Dataset extract start

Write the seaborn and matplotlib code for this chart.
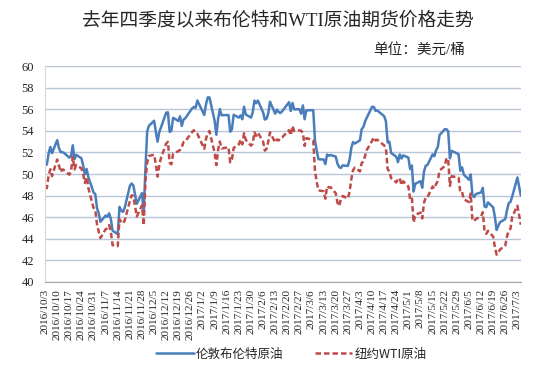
import matplotlib
matplotlib.use('Agg')
import pandas as pd
import seaborn as sns
import matplotlib.pyplot as plt

#Trading days, 2016/10/3 - 2017/7/5 (days without a settlement removed)
holidays = ['2016-11-24', '2016-12-26', '2017-01-02', '2017-01-16',
            '2017-02-20', '2017-04-14', '2017-05-29', '2017-07-04']
dates = pd.bdate_range('2016-10-03', '2017-07-05')
dates = dates[~dates.isin(pd.to_datetime(holidays))]

#Brent futures, USD/bbl (one row per month)
brent = [50.89, 50.87, 51.86, 52.51, 51.93, 53.14, 52.41, 52.03, 52.03, 51.95, 51.52, 51.68, 52.67, 51.38, 51.78, 51.46, 50.79, 49.98, 50.47, 49.71, 48.30,
         48.14, 46.86, 46.35, 45.58, 46.15, 46.04, 46.36, 45.84, 44.75, 44.43, 46.95, 46.63, 46.49, 46.86, 48.90, 49.12, 48.95, 47.24, 48.24, 46.38, 50.47,
         53.94, 54.46, 54.94, 53.93, 53.00, 53.89, 54.33, 55.69, 55.72, 53.90, 54.02, 55.21, 54.92, 55.35, 54.46, 55.05, 55.16, 56.09, 56.22, 56.14, 56.82,
         55.47, 56.46, 57.10, 57.10, 54.94, 53.64, 55.10, 56.01, 55.45, 55.47, 53.92, 54.16, 55.49, 55.23, 55.44, 55.08, 56.24, 55.52, 55.23, 55.70,
         56.80, 56.56, 56.81, 55.72, 55.05, 55.12, 55.63, 56.70, 55.59, 55.97, 55.75, 55.65, 55.81, 56.66, 55.84, 56.58, 55.99, 56.01, 55.59,
         56.36, 55.08, 55.90, 55.92, 55.92, 53.11, 52.19, 51.37, 51.35, 50.92, 51.81, 51.70, 51.76, 51.62, 50.96, 50.64, 50.56, 50.80, 50.75, 51.33, 52.42, 52.96, 52.83,
         53.12, 54.17, 54.36, 54.89, 55.24, 56.23, 56.23, 55.86, 55.89, 55.36, 54.89, 52.93, 52.99, 51.96, 51.60, 51.10, 51.82, 51.44, 51.73,
         51.52, 50.46, 50.79, 48.38, 49.10, 49.34, 48.73, 50.22, 50.77, 50.84, 51.82, 51.65, 52.21, 52.51, 53.61, 54.15, 54.15, 53.96, 51.46, 52.15, 51.84, 50.31,
         50.63, 49.95, 49.47, 49.96, 48.06, 47.86, 48.15, 48.29, 48.72, 47.00, 46.92, 47.37, 46.91, 46.02, 44.82, 45.22, 45.54, 45.83, 46.65, 47.31, 47.42, 47.92,
         49.68, 48.00]

#WTI futures, USD/bbl
wti = [48.81, 48.69, 49.83, 50.44, 49.81, 51.35, 50.79, 50.18, 50.44, 50.35, 49.94, 50.29, 51.60, 50.43, 50.85, 50.52, 49.96, 49.18, 49.72, 48.70, 46.86,
       46.67, 45.34, 44.66, 44.07, 44.89, 44.98, 45.27, 44.66, 43.41, 43.32, 45.81, 45.57, 45.42, 45.69, 47.49, 48.03, 47.96, 46.06, 47.08, 45.23, 49.44,
       51.06, 51.68, 51.79, 50.93, 49.77, 50.84, 51.50, 52.83, 52.98, 51.04, 50.90, 51.90, 52.12, 52.23, 52.49, 52.95, 53.02, 53.90, 54.06, 53.77, 53.72,
       52.33, 53.26, 53.76, 53.99, 51.96, 50.82, 52.25, 53.01, 52.37, 52.48, 51.08, 51.37, 52.42, 52.75, 53.18, 52.75, 53.78, 53.17, 52.63, 52.81,
       53.88, 53.54, 53.83, 53.01, 52.17, 52.34, 53.00, 53.86, 52.93, 53.20, 53.11, 53.36, 53.40, 54.06, 53.59, 54.45, 53.99, 54.05, 54.01,
       53.83, 52.61, 53.33, 53.20, 53.14, 50.28, 49.28, 48.49, 48.40, 47.72, 48.86, 48.75, 48.78, 48.22, 47.34, 47.04, 47.70, 47.97, 47.73, 48.37, 49.51, 50.35, 50.60,
       50.24, 51.03, 51.15, 51.70, 52.24, 53.08, 53.40, 53.11, 53.18, 52.65, 52.41, 50.44, 50.27, 49.62, 49.23, 49.56, 49.62, 48.97, 49.33,
       48.84, 47.66, 47.82, 45.52, 46.22, 46.43, 45.88, 47.33, 47.83, 47.84, 48.85, 48.66, 49.07, 49.35, 50.33, 50.73, 51.47, 51.36, 48.90, 49.80, 49.66, 48.32,
       48.36, 47.66, 47.40, 48.19, 45.72, 45.64, 45.83, 46.08, 46.46, 44.73, 44.46, 44.74, 44.20, 43.23, 42.53, 42.74, 43.01, 43.38, 44.24, 44.74, 44.93, 46.04,
       47.07, 45.30]

series_names = ['伦敦布伦特原油', '纽约WTI原油']
tick_dates = pd.date_range('2016-10-03', '2017-07-03', freq='7D')
tick_labels = [f'{d.year}/{d.month}/{d.day}' for d in tick_dates]

#Long format for seaborn
df = pd.DataFrame({'date': dates, series_names[0]: brent, series_names[1]: wti})
long_df = df.melt(id_vars='date', var_name='品种', value_name='价格')

sns.set_style('white')
#Serif for digits/latin, CJK font as fallback for Chinese characters
plt.rcParams['font.family'] = ['Liberation Serif', 'Noto Sans CJK SC', 'DejaVu Sans']

fig = plt.figure(figsize=(5.5, 3.8), dpi=100)
ax = fig.add_axes([0.082, 0.258, 0.865, 0.568])

sns.lineplot(data=long_df, x='date', y='价格', hue='品种', style='品种',
             palette={series_names[0]: '#4A7EBB', series_names[1]: '#BE4B48'},
             dashes={series_names[0]: '', series_names[1]: (2.2, 1.2)},
             linewidth=1.8, ax=ax, legend=True)

#Axes styling
ax.set_ylim(40, 60)
ax.set_yticks(range(40, 61, 2))
ax.set_xlim(pd.Timestamp('2016-10-03'), pd.Timestamp('2017-07-05'))
ax.set_xticks(tick_dates)
ax.set_xticklabels(tick_labels, rotation=90, fontsize=8)
ax.tick_params(axis='y', labelsize=9)
ax.yaxis.grid(True, color='#B9C6DA', linewidth=1)
ax.set_axisbelow(True)
ax.set_xlabel('')
ax.set_ylabel('')
for side in ['top', 'right']:
    ax.spines[side].set_visible(False)
ax.spines['left'].set_color('#D9D9D9')
ax.spines['bottom'].set_color('#A6A6A6')
ax.tick_params(axis='x', direction='out', length=3, color='#A6A6A6', pad=2)
ax.tick_params(axis='y', length=0, pad=8)

#Legend at bottom
handles, labels = ax.get_legend_handles_labels()
ax.get_legend().remove()
fig.legend(handles, labels, loc='center', bbox_to_anchor=(0.53, 0.068), ncol=2,
           frameon=False, handlelength=3, columnspacing=2.5, handletextpad=0.2,
           prop={'family': ['Noto Sans CJK SC', 'DejaVu Sans'], 'size': 9})

#Titles
fig.text(0.505, 0.945, '去年四季度以来布伦特和WTI原油期货价格走势', ha='center', va='center', fontsize=13.5)
fig.text(0.845, 0.868, '单位：美元/桶', ha='right', va='center', fontsize=10.5)

fig.savefig('out.png', dpi=100)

Dataset extract end

Goal ▸
All the lines above are to be reproduced exactly, except the pictures.

Solution ▸
Write the seaborn and matplotlib code for this chart.
import matplotlib
matplotlib.use('Agg')
import pandas as pd
import seaborn as sns
import matplotlib.pyplot as plt

#Trading days, 2016/10/3 - 2017/7/5 (days without a settlement removed)
holidays = ['2016-11-24', '2016-12-26', '2017-01-02', '2017-01-16',
            '2017-02-20', '2017-04-14', '2017-05-29', '2017-07-04']
dates = pd.bdate_range('2016-10-03', '2017-07-05')
dates = dates[~dates.isin(pd.to_datetime(holidays))]

#Brent futures, USD/bbl (one row per month)
brent = [50.89, 50.87, 51.86, 52.51, 51.93, 53.14, 52.41, 52.03, 52.03, 51.95, 51.52, 51.68, 52.67, 51.38, 51.78, 51.46, 50.79, 49.98, 50.47, 49.71, 48.30,
         48.14, 46.86, 46.35, 45.58, 46.15, 46.04, 46.36, 45.84, 44.75, 44.43, 46.95, 46.63, 46.49, 46.86, 48.90, 49.12, 48.95, 47.24, 48.24, 46.38, 50.47,
         53.94, 54.46, 54.94, 53.93, 53.00, 53.89, 54.33, 55.69, 55.72, 53.90, 54.02, 55.21, 54.92, 55.35, 54.46, 55.05, 55.16, 56.09, 56.22, 56.14, 56.82,
         55.47, 56.46, 57.10, 57.10, 54.94, 53.64, 55.10, 56.01, 55.45, 55.47, 53.92, 54.16, 55.49, 55.23, 55.44, 55.08, 56.24, 55.52, 55.23, 55.70,
         56.80, 56.56, 56.81, 55.72, 55.05, 55.12, 55.63, 56.70, 55.59, 55.97, 55.75, 55.65, 55.81, 56.66, 55.84, 56.58, 55.99, 56.01, 55.59,
         56.36, 55.08, 55.90, 55.92, 55.92, 53.11, 52.19, 51.37, 51.35, 50.92, 51.81, 51.70, 51.76, 51.62, 50.96, 50.64, 50.56, 50.80, 50.75, 51.33, 52.42, 52.96, 52.83,
         53.12, 54.17, 54.36, 54.89, 55.24, 56.23, 56.23, 55.86, 55.89, 55.36, 54.89, 52.93, 52.99, 51.96, 51.60, 51.10, 51.82, 51.44, 51.73,
         51.52, 50.46, 50.79, 48.38, 49.10, 49.34, 48.73, 50.22, 50.77, 50.84, 51.82, 51.65, 52.21, 52.51, 53.61, 54.15, 54.15, 53.96, 51.46, 52.15, 51.84, 50.31,
         50.63, 49.95, 49.47, 49.96, 48.06, 47.86, 48.15, 48.29, 48.72, 47.00, 46.92, 47.37, 46.91, 46.02, 44.82, 45.22, 45.54, 45.83, 46.65, 47.31, 47.42, 47.92,
         49.68, 48.00]

#WTI futures, USD/bbl
wti = [48.81, 48.69, 49.83, 50.44, 49.81, 51.35, 50.79, 50.18, 50.44, 50.35, 49.94, 50.29, 51.60, 50.43, 50.85, 50.52, 49.96, 49.18, 49.72, 48.70, 46.86,
       46.67, 45.34, 44.66, 44.07, 44.89, 44.98, 45.27, 44.66, 43.41, 43.32, 45.81, 45.57, 45.42, 45.69, 47.49, 48.03, 47.96, 46.06, 47.08, 45.23, 49.44,
       51.06, 51.68, 51.79, 50.93, 49.77, 50.84, 51.50, 52.83, 52.98, 51.04, 50.90, 51.90, 52.12, 52.23, 52.49, 52.95, 53.02, 53.90, 54.06, 53.77, 53.72,
       52.33, 53.26, 53.76, 53.99, 51.96, 50.82, 52.25, 53.01, 52.37, 52.48, 51.08, 51.37, 52.42, 52.75, 53.18, 52.75, 53.78, 53.17, 52.63, 52.81,
       53.88, 53.54, 53.83, 53.01, 52.17, 52.34, 53.00, 53.86, 52.93, 53.20, 53.11, 53.36, 53.40, 54.06, 53.59, 54.45, 53.99, 54.05, 54.01,
       53.83, 52.61, 53.33, 53.20, 53.14, 50.28, 49.28, 48.49, 48.40, 47.72, 48.86, 48.75, 48.78, 48.22, 47.34, 47.04, 47.70, 47.97, 47.73, 48.37, 49.51, 50.35, 50.60,
       50.24, 51.03, 51.15, 51.70, 52.24, 53.08, 53.40, 53.11, 53.18, 52.65, 52.41, 50.44, 50.27, 49.62, 49.23, 49.56, 49.62, 48.97, 49.33,
       48.84, 47.66, 47.82, 45.52, 46.22, 46.43, 45.88, 47.33, 47.83, 47.84, 48.85, 48.66, 49.07, 49.35, 50.33, 50.73, 51.47, 51.36, 48.90, 49.80, 49.66, 48.32,
       48.36, 47.66, 47.40, 48.19, 45.72, 45.64, 45.83, 46.08, 46.46, 44.73, 44.46, 44.74, 44.20, 43.23, 42.53, 42.74, 43.01, 43.38, 44.24, 44.74, 44.93, 46.04,
       47.07, 45.30]

series_names = ['伦敦布伦特原油', '纽约WTI原油']
tick_dates = pd.date_range('2016-10-03', '2017-07-03', freq='7D')
tick_labels = [f'{d.year}/{d.month}/{d.day}' for d in tick_dates]

#Long format for seaborn
df = pd.DataFrame({'date': dates, series_names[0]: brent, series_names[1]: wti})
long_df = df.melt(id_vars='date', var_name='品种', value_name='价格')

sns.set_style('white')
#Serif for digits/latin, CJK font as fallback for Chinese characters
plt.rcParams['font.family'] = ['Liberation Serif', 'Noto Sans CJK SC', 'DejaVu Sans']

fig = plt.figure(figsize=(5.5, 3.8), dpi=100)
ax = fig.add_axes([0.082, 0.258, 0.865, 0.568])

sns.lineplot(data=long_df, x='date', y='价格', hue='品种', style='品种',
             palette={series_names[0]: '#4A7EBB', series_names[1]: '#BE4B48'},
             dashes={series_names[0]: '', series_names[1]: (2.2, 1.2)},
             linewidth=1.8, ax=ax, legend=True)

#Axes styling
ax.set_ylim(40, 60)
ax.set_yticks(range(40, 61, 2))
ax.set_xlim(pd.Timestamp('2016-10-03'), pd.Timestamp('2017-07-05'))
ax.set_xticks(tick_dates)
ax.set_xticklabels(tick_labels, rotation=90, fontsize=8)
ax.tick_params(axis='y', labelsize=9)
ax.yaxis.grid(True, color='#B9C6DA', linewidth=1)
ax.set_axisbelow(True)
ax.set_xlabel('')
ax.set_ylabel('')
for side in ['top', 'right']:
    ax.spines[side].set_visible(False)
ax.spines['left'].set_color('#D9D9D9')
ax.spines['bottom'].set_color('#A6A6A6')
ax.tick_params(axis='x', direction='out', length=3, color='#A6A6A6', pad=2)
ax.tick_params(axis='y', length=0, pad=8)

#Legend at bottom
handles, labels = ax.get_legend_handles_labels()
ax.get_legend().remove()
fig.legend(handles, labels, loc='center', bbox_to_anchor=(0.53, 0.068), ncol=2,
           frameon=False, handlelength=3, columnspacing=2.5, handletextpad=0.2,
           prop={'family': ['Noto Sans CJK SC', 'DejaVu Sans'], 'size': 9})

#Titles
fig.text(0.505, 0.945, '去年四季度以来布伦特和WTI原油期货价格走势', ha='center', va='center', fontsize=13.5)
fig.text(0.845, 0.868, '单位：美元/桶', ha='right', va='center', fontsize=10.5)

fig.savefig('out.png', dpi=100)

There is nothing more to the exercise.